With these images that you create, many of which are fantasy-based or “epic,” as you put it, how much is done in camera and how much is done in post-production?
For me, a final image consists of three distinctive parts. One third is pre-production, getting everything in the right place at the right time. One third is the shoot, which is everything that actually happens the day of. And then the last third is the post-production. And whether that amounts to more or less hours is really irrelevant: the goal of each part is to arrive at a final image. For me, what I pride myself on doing is creating images where people look at it and don’t know what’s real and what’s fake. That for me is when I know I’ve done a successful job.
For some reason, people appreciate reality, or the illusion of reality. It’s not easy to be a really good Photoshop artist, but it doesn’t seem to get the same worth as other media. If you take a painting that’s done with paint and a painting that’s done with Photoshop, the first one has a lot more inherent value, and that just seems to be the reality of the world. For me, I like to play with both. There’s only so much I can do in reality, feasibly. At the end of the day I don’t like spending hours and hours alone in front of my computer, but I love seeing an image come to life, and that only comes through the processing and the refining of an image. That’s where Photoshop really stands out to me: making something ordinary into something magical.

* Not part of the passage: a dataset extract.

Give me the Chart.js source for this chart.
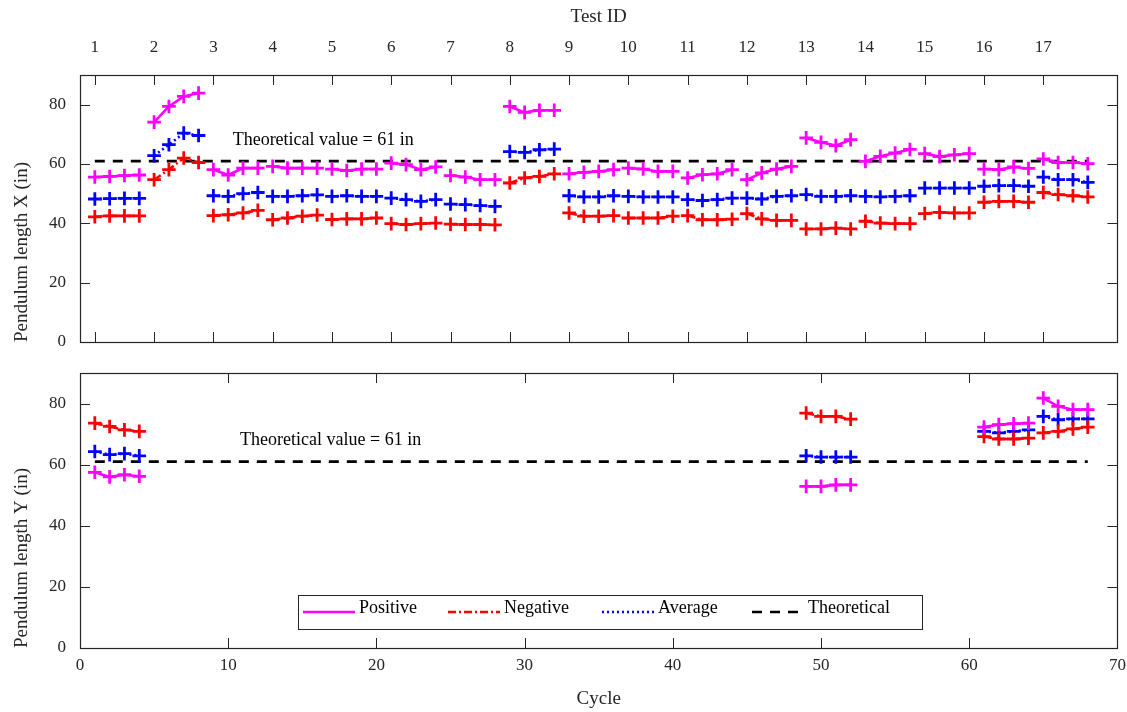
<!DOCTYPE html>
<html>
<head>
<meta charset="utf-8">
<script src="https://cdn.jsdelivr.net/npm/chart.js@4.4.0/dist/chart.umd.js"></script>
<style>
  body { margin: 0; background: #fff; }
  #wrap { position: relative; width: 1127px; height: 712px; overflow: hidden; }
  #wrap canvas { position: absolute; left: 0; }
  #chartX { top: 0; }
  #chartY { top: 358px; }
</style>
</head>
<body>
<div id="wrap">
  <canvas id="chartX" width="1127" height="358"></canvas>
  <canvas id="chartY" width="1127" height="354"></canvas>
</div>
<script>
// ---- data ----
const cyclesX = [
  1, 2, 3, 4, 5, 6, 7, 8, 9, 10, 11, 12, 13, 14, 15, 16, 17,
  18, 19, 20, 21, 22, 23, 24, 25, 26, 27, 28, 29, 30, 31, 32, 33, 34,
  35, 36, 37, 38, 39, 40, 41, 42, 43, 44, 45, 46, 47, 48, 49, 50, 51,
  52, 53, 54, 55, 56, 57, 58, 59, 60, 61, 62, 63, 64, 65, 66, 67, 68
];

// Pendulum length X, one row per test (4 cycles each)
const positiveX = [
  55.6, 55.8, 56.1, 56.3,
  74.1, 79.4, 82.8, 83.9,
  58.1, 56.3, 58.6, 58.6,
  59.2, 58.6, 58.6, 58.6,
  58.3, 57.8, 58.3, 58.3,
  60.3, 59.8, 58.1, 59.0,
  56.1, 55.6, 54.7, 54.7,
  79.4, 77.4, 78.1, 78.1,
  56.7, 57.2, 57.5, 58.1,
  58.6, 58.3, 57.5, 57.5,
  55.3, 56.4, 56.7, 58.1,
  54.7, 57.0, 58.3, 59.2,
  68.8, 67.3, 66.2, 68.2,
  60.9, 62.6, 63.7, 64.9,
  63.5, 62.5, 63.1, 63.5,
  58.3, 58.1, 59.0, 58.5,
  61.7, 60.5, 60.5, 60.1
];
const negativeX = [
  42.2, 42.5, 42.5, 42.5,
  54.7, 58.1, 62.0, 60.5,
  42.6, 42.9, 43.5, 44.4,
  41.2, 41.8, 42.4, 42.8,
  41.3, 41.5, 41.5, 41.8,
  39.9, 39.6, 39.9, 40.1,
  39.7, 39.6, 39.6, 39.5,
  53.6, 55.3, 55.8, 56.7,
  43.5, 42.4, 42.4, 42.6,
  41.8, 41.8, 41.8, 42.4,
  42.6, 41.2, 41.2, 41.4,
  43.3, 41.5, 41.0, 41.0,
  38.1, 38.1, 38.4, 38.1,
  40.7, 40.1, 39.9, 39.9,
  43.3, 43.7, 43.5, 43.5,
  47.1, 47.4, 47.4, 47.1,
  50.4, 49.7, 49.3, 48.9
];
const averageX = [
  48.2, 48.3, 48.4, 48.4,
  62.8, 66.5, 70.4, 69.6,
  49.3, 49.1, 50.0, 50.4,
  49.1, 49.1, 49.3, 49.6,
  49.1, 49.3, 49.1, 49.1,
  48.5, 48.0, 47.4, 48.0,
  46.5, 46.3, 46.0, 45.7,
  64.2, 63.9, 64.8, 65.0,
  49.3, 48.9, 48.9, 49.3,
  49.1, 48.9, 48.9, 48.9,
  48.0, 47.7, 48.0, 48.5,
  48.5, 48.2, 49.1, 49.3,
  49.7, 49.1, 49.1, 49.3,
  49.1, 48.9, 49.1, 49.3,
  51.9, 51.9, 51.9, 51.9,
  52.5, 52.7, 52.7, 52.5,
  55.6, 54.7, 54.7, 53.8
];

// Pendulum length Y is only measured in tests 1, 13, 16 and 17
const cyclesY = [1, 2, 3, 4, 49, 50, 51, 52, 61, 62, 63, 64, 65, 66, 67, 68];
const positiveY = [57.5, 56.0, 56.7, 56.2, 52.9, 52.9, 53.4, 53.4, 72.3, 73.1, 73.4, 73.6, 81.8, 79.1, 78.0, 78.0];
const negativeY = [73.6, 72.5, 71.4, 70.9, 76.9, 75.8, 75.8, 74.9, 69.2, 68.4, 68.4, 68.7, 70.4, 70.9, 71.7, 72.3];
const averageY  = [64.3, 63.3, 63.6, 62.9, 62.9, 62.5, 62.5, 62.5, 70.9, 70.4, 70.9, 71.4, 75.8, 74.7, 75.0, 75.0];

const theoreticalValue = 61;
const theoreticalCycles = [1, 68];

const testIds = [1, 2, 3, 4, 5, 6, 7, 8, 9, 10, 11, 12, 13, 14, 15, 16, 17];
const testTickCycles = [1, 5, 9, 13, 17, 21, 25, 29, 33, 37, 41, 45, 49, 53, 57, 61, 65];
const cycleTicks = [0, 10, 20, 30, 40, 50, 60, 70];
const lengthTicks = [0, 20, 40, 60, 80];

const noteText = 'Theoretical value = 61 in';

// ---- styling ----
const FONT = "'Liberation Serif', 'Times New Roman', serif";
const AXIS = '#262626';
Chart.defaults.font.family = FONT;
Chart.defaults.color = AXIS;

const series = [
  { label: 'Positive', color: '#ff00ff', dash: [] },
  { label: 'Negative', color: '#ff0000', dash: [8, 3, 2, 3] },
  { label: 'Average', color: '#0000ff', dash: [2, 3] }
];

// break the line between tests (4 cycles per test)
const testOf = c => Math.ceil(c / 4);
function toPoints(cycles, values) {
  const pts = [];
  cycles.forEach((c, i) => {
    if (i > 0 && testOf(c) !== testOf(cycles[i - 1])) {
      pts.push({ x: (c + cycles[i - 1]) / 2, y: null });
    }
    pts.push({ x: c, y: values[i] });
  });
  return pts;
}

function makeDatasets(cycles, lists) {
  const sets = series.map((s, k) => ({
    label: s.label,
    data: toPoints(cycles, lists[k]),
    borderColor: s.color,
    backgroundColor: s.color,
    borderDash: s.dash,
    borderWidth: 2.6,
    pointStyle: 'cross',
    pointRadius: 6.8,
    pointBorderWidth: 2.8,
    pointBorderColor: s.color,
    spanGaps: false,
    fill: false,
    tension: 0
  }));
  sets.push({
    label: 'Theoretical',
    data: theoreticalCycles.map(c => ({ x: c, y: theoreticalValue })),
    borderColor: '#000000',
    borderDash: [10, 8],
    borderWidth: 2.8,
    pointRadius: 0,
    fill: false
  });
  return sets;
}

// frame, inward tick marks, text note and legend
const framePlugin = {
  id: 'frame',
  afterDraw(chart, args, opts) {
    const ctx = chart.ctx;
    const { left, right, top, bottom } = chart.chartArea;
    ctx.save();
    ctx.strokeStyle = AXIS;
    ctx.lineWidth = 1;
    ctx.setLineDash([]);
    ctx.beginPath();
    Object.values(chart.scales).forEach(s => {
      s.ticks.forEach(t => {
        const p = Math.round(s.getPixelForValue(t.value)) + 0.5;
        if (s.position === 'bottom') { ctx.moveTo(p, bottom); ctx.lineTo(p, bottom - 10); }
        if (s.position === 'top') { ctx.moveTo(p, top); ctx.lineTo(p, top + 10); }
        if (s.position === 'left') { ctx.moveTo(left, p); ctx.lineTo(left + 10, p); }
        if (s.position === 'right') { ctx.moveTo(right, p); ctx.lineTo(right - 10, p); }
      });
    });
    ctx.stroke();
    ctx.lineWidth = 1.2;
    ctx.strokeRect(Math.round(left) + 0.5, Math.round(top) + 0.5,
      Math.round(right - left), Math.round(bottom - top));

    // note next to the theoretical line
    if (opts.note) {
      ctx.fillStyle = '#000';
      ctx.font = '18px ' + FONT;
      ctx.textBaseline = 'middle';
      ctx.textAlign = 'left';
      ctx.fillText(opts.note.text,
        chart.scales.x.getPixelForValue(opts.note.x),
        chart.scales.y.getPixelForValue(opts.note.y));
    }

    // legend box inside the lower panel
    if (opts.legend) {
      const L = opts.legend;
      ctx.fillStyle = '#fff';
      ctx.fillRect(L.left, L.top, L.right - L.left, L.bottom - L.top);
      ctx.strokeStyle = AXIS;
      ctx.lineWidth = 1;
      ctx.strokeRect(L.left + 0.5, L.top + 0.5, L.right - L.left, L.bottom - L.top);
      ctx.font = '18px ' + FONT;
      ctx.textBaseline = 'alphabetic';
      chart.data.datasets.forEach((ds, i) => {
        const x0 = L.items[i];
        ctx.strokeStyle = ds.borderColor;
        ctx.lineWidth = 2.4;
        ctx.setLineDash(ds.borderDash || []);
        ctx.beginPath();
        ctx.moveTo(x0, L.lineY);
        ctx.lineTo(x0 + L.sample, L.lineY);
        ctx.stroke();
        ctx.setLineDash([]);
        ctx.fillStyle = '#000';
        ctx.fillText(ds.label, x0 + L.sample + 4, L.textY);
      });
    }
    ctx.restore();
  }
};

function fixSize(w, h) {
  return s => {
    if (w !== null) s.width = w;
    if (h !== null) s.height = h;
    s.paddingLeft = s.paddingRight = s.paddingTop = s.paddingBottom = 0;
  };
}
const setTicks = list => s => { s.ticks = list.map(v => ({ value: v })); };
const tickFont = { family: FONT, size: 17 };
const titleFont = { family: FONT, size: 19 };

function buildScales(panel) {
  const isTop = panel === 'X';
  const xTickList = isTop ? testTickCycles : cycleTicks;
  return {
    x: {
      type: 'linear', position: 'bottom', min: 0, max: 70,
      afterBuildTicks: setTicks(xTickList),
      ticks: { display: !isTop, font: tickFont, color: AXIS, padding: 7, maxRotation: 0, autoSkip: false },
      grid: { display: false, drawTicks: false },
      border: { display: false },
      title: { display: !isTop, text: 'Cycle', font: titleFont, color: AXIS, padding: { top: 0, bottom: 2 } },
      afterFit: fixSize(null, isTop ? 16 : 64)
    },
    x2: {
      type: 'linear', position: 'top', min: 0, max: 70,
      afterBuildTicks: setTicks(xTickList),
      ticks: {
        display: isTop, font: tickFont, color: AXIS, padding: 17, maxRotation: 0, autoSkip: false,
        callback: (v, i) => testIds[i]
      },
      grid: { display: false, drawTicks: false },
      border: { display: false },
      title: { display: isTop, text: 'Test ID', font: titleFont, color: AXIS, padding: { top: 6, bottom: 0 } },
      afterFit: fixSize(null, isTop ? 75 : 15)
    },
    y: {
      type: 'linear', position: 'left', min: 0, max: 90,
      afterBuildTicks: setTicks(lengthTicks),
      ticks: { font: tickFont, color: AXIS, padding: 14 },
      grid: { display: false, drawTicks: false },
      border: { display: false },
      title: {
        display: true, text: 'Pendulum length ' + panel + ' (in)', align: 'start',
        font: titleFont, color: AXIS, padding: { top: 11, bottom: 0 }
      },
      afterFit: fixSize(80, null)
    },
    y2: {
      type: 'linear', position: 'right', min: 0, max: 90,
      afterBuildTicks: setTicks(lengthTicks),
      ticks: { display: false },
      grid: { display: false, drawTicks: false },
      border: { display: false },
      afterFit: fixSize(9, null)
    }
  };
}

function makeChart(id, panel, cycles, lists, note, legend) {
  return new Chart(document.getElementById(id), {
    type: 'line',
    data: { datasets: makeDatasets(cycles, lists) },
    options: {
      responsive: false,
      animation: false,
      devicePixelRatio: 1,
      events: [],
      layout: { padding: 0 },
      scales: buildScales(panel),
      plugins: {
        legend: { display: false },
        tooltip: { enabled: false },
        frame: { note, legend }
      }
    },
    plugins: [framePlugin]
  });
}

makeChart('chartX', 'X', cyclesX, [positiveX, negativeX, averageX],
  { text: noteText, x: 10.3, y: 68 }, null);

makeChart('chartY', 'Y', cyclesY, [positiveY, negativeY, averageY],
  { text: noteText, x: 10.8, y: 68 },
  { left: 298, top: 237, right: 922, bottom: 271, items: [303, 448, 602, 752], sample: 52, lineY: 254, textY: 255 });
</script>
</body>
</html>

What do you think makes for an interesting photograph?
I think a photo should make people feel something. That’s the most successful type of image, to me, something that can elicit an emotion or prompt a story. I don’t think my images always do that, but I think that’s what it should be like.
You’re primarily a self-taught photographer, and you’ve spoken about photography in the past as “a link to connect just about anybody with a creative bone in his or her body.” Do you think photograph is a universal art form? Can anybody who sets their mind to it create moving and beautiful photographs?
I’m a believer in hard work. I don’t believe so much in talent; I think that, at the end of the day, if you’re willing to put the work into whatever it is you want to do, then you can do it. If you just take photography as a strict example, there are really only three settings on a camera—ISO, shutter speed and aperture—and then you can take a picture. After that, it’s about understanding all the little details and figuring out how to apply them. The part that transforms a guy who can frame things well and see things properly into a guy who can actually produce something of value is years of experience and practice, making connections, finding your own style—and that’s all hard work.
The problem I think most people encounter is that you can’t choose what you’re passionate about. Before I did photography, I was a bartender; I did dance, from break-dancing to salsa; I did ten years of violin; I did oil painting, sketching, charcoal; I did three martial arts; I tried piano and guitar; at one point I was playing paintball; at one point I was doing snowboarding… I’ve tried everything. And there was not once that anything really stuck until I picked up photography. When I started getting into it, my parents were just waiting for me to get bored. But it never happened. It’s still a constant quest. It wasn’t: “I picked up a camera for the first time and my whole world lit up.” It was something I did, and kept doing, and I’m still doing. And taking the picture is just one small part of that. The photography is just a portal into what really turns me on: making connections, collaborating with people, traveling, trying something new. At the end of the day, it doesn’t really matter what I’m doing, as long as I’m integrally me: a person who is out there, reaching for the impossible, going on an adventure, and creating something.